Rawia Alhoussaini, administrator of the Wayne County-based Dreamy Children’s Center, also said universal access to pre-K will get more kids prepared for kindergarten.
Children who don’t attend pre-K are “walking straight into a much bigger building with higher ratios,” Alhoussaini said. They’re expected to know how to eat by themselves or use the bathroom on their own, she said, and it can be a setback for kids if they need to spend too much time mastering these skills.
“I have kindergarten teachers that contact me and say, Thank you so much for what you did last year, because we can tell the difference that these children came in from a program that helped these children out in these families,” Alhoussaini said,
Many parents are well aware of the benefits, but cost can be a barrier to those who don’t qualify for free pre-K under the existing program.

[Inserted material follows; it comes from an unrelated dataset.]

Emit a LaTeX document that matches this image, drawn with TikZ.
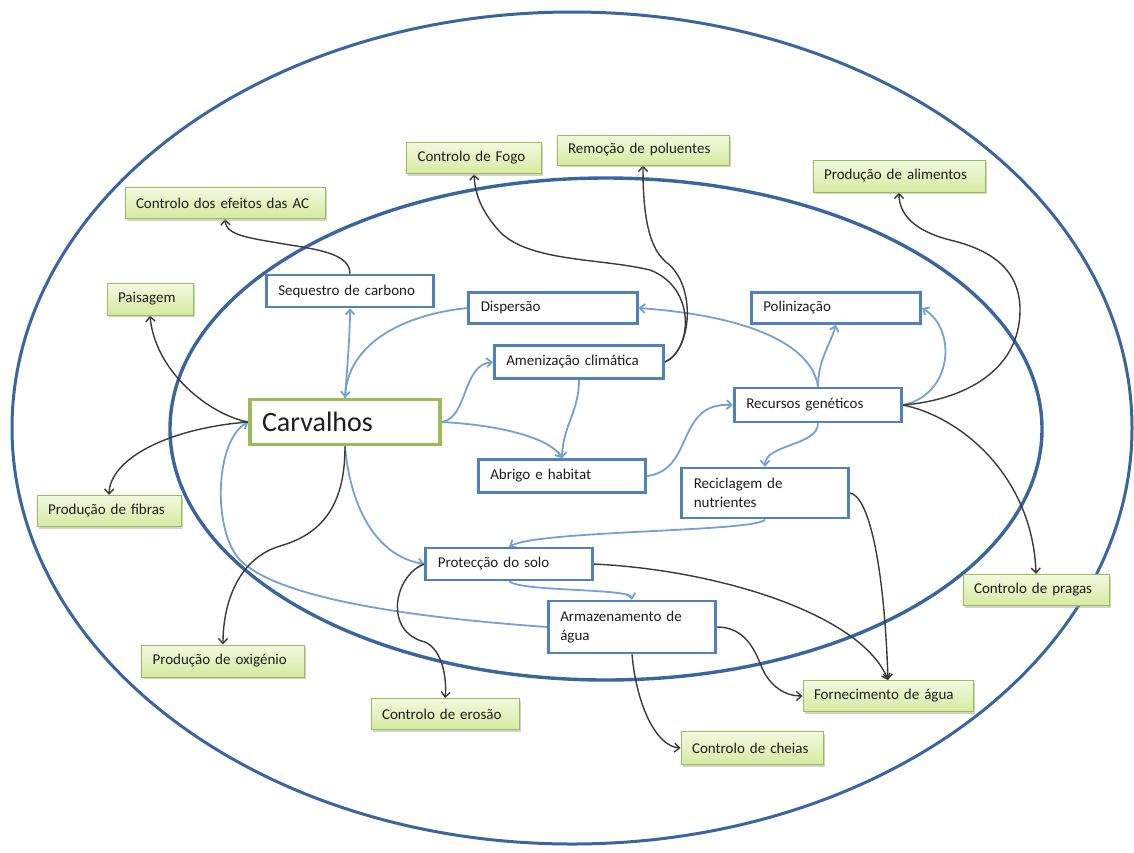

“It can cost between $9,000 to $15,000 per year per child,” Alhoussaini said.
Those costs can make pre-K inaccessible to many middle-income families that don’t qualify for free access through the GSRP but don’t have enough extra income to cover thousands of dollars in tuition for their 4-year-old.
That’s why pre-K for all is such a priority for the state, Richard said.
”What we’ve been working to do for years in Michigan, and working across the aisle with Republicans and Democrats alike, is to continue to make sure that more 4-year-olds have access to that high-quality programming in this state and this opportunity to start a pre-K program at 4,” Richard said.
And while the benefits of pre-K are clear on the individual level for kids and families, pre-K access has wide-ranging benefits on a societal level as well. Because children who attend pre-K are more likely to go to college and end up with higher salaries, there’s a minimum $7 to $9 return on every $1 of state investment in pre-K, O’Connor said.
“There’s very little equivalent investment that will give you that return,” O’Connor said. “We cannot not talk about return on investment and the fact that we know that this is working for our students.”